Ship's Captain
Richard Brooks is said to have had little formal education before entering the British East India Company's service at an early age, rising to command his own ship. During the first French Revolutionary War he traded to Oporto, the Mediterranean and the Baltic, carrying a letter of marque, but later returned to the East India service.
He began his association with New South Wales in 1802 when he captained the convict transport Atlas I.
The 222 day voyage of the "Atlas I" was one of the worse in the history of transportation to Australia. During the voyage 64 people died, another four dying shortly after disembarkation. The remainder were "in a dreadfully emaciated and dying state" (Governor King). Governor King asked a committee of enquiry whether Captain Brooks' private trade goods which took up space in the hospital and prison and the unnecessary stops en route to Australia contributed to the deaths. The committee stated that mortality had been caused by "the want of proper attention to cleanliness, the want of free circulation of air, and the lumbered state of the prison and hospital".

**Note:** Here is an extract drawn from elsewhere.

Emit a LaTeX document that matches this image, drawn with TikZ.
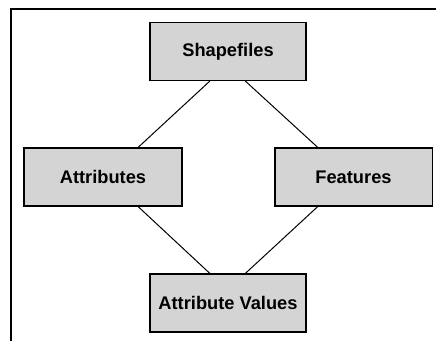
\documentclass[tikz,border=0pt]{standalone}
\usepackage{fontspec}
\setmainfont{Liberation Sans}
\usepackage{tikz}
\usetikzlibrary{positioning, calc}
\definecolor{boxgray}{RGB}{212,212,212}

\begin{document}
\begin{tikzpicture}[x=0.75pt, y=-0.75pt,
  box/.style={draw, line width=1pt, fill=boxgray, minimum width=117pt,
              minimum height=43.3pt, inner sep=0pt, align=center,
              font=\fontsize{13.7}{16}\selectfont\bfseries},
  link/.style={line width=0.75pt},
  frame/.style={line width=1pt}]
  \useasboundingbox (0,0) rectangle (436,341);
  % page frame (top and left edge)
  \coordinate (fl) at (11,341);
  \coordinate (fc) at (11,9);
  \coordinate (fr) at (436,9);
  \draw[frame] (fl) -- (fc) -- (fr);
  % boxes
  \node[box] (sf) at (228,51.5) {Shapefiles};
  \node[box, minimum width=118.5pt] (at) at (103,177) {Attributes};
  \node[box, minimum width=118pt] (fe) at (353.5,177) {Features};
  \node[box] (av) at (228,303) {Attribute Values};
  % links
  \draw[link] ($(sf.south west)!0.385!(sf.south east)$) -- ($(at.north west)!0.72!(at.north east)$);
  \draw[link] ($(sf.south west)!0.61!(sf.south east)$) -- ($(fe.north west)!0.275!(fe.north east)$);
  \draw[link] ($(at.south west)!0.72!(at.south east)$) -- ($(av.north west)!0.385!(av.north east)$);
  \draw[link] ($(fe.south west)!0.275!(fe.south east)$) -- ($(av.north west)!0.61!(av.north east)$);
\end{tikzpicture}
\end{document}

In 1806 he was captain of another transport, the Alexander; thereafter he made a number of trading trips to the colony, in the Rose in 1808, the Simon Cock in 1810, and the Argo in 1811, and built up large interests in the colony. In 1812 he fathered an illegitimate child with Ann Jamieson in Sydney. In February 1813 Brooks was on his way to England in the Isabella when she was wrecked near the Falkland Islands, and he sailed to Buenos Aires in a long-boat for help. In July he asked for permission to go to New South Wales as a free settler. Allowed to go, he arrived in March 1814 with his wife Christiana, née Passmore (1776–1835), daughter of another East India captain, and children in the Spring.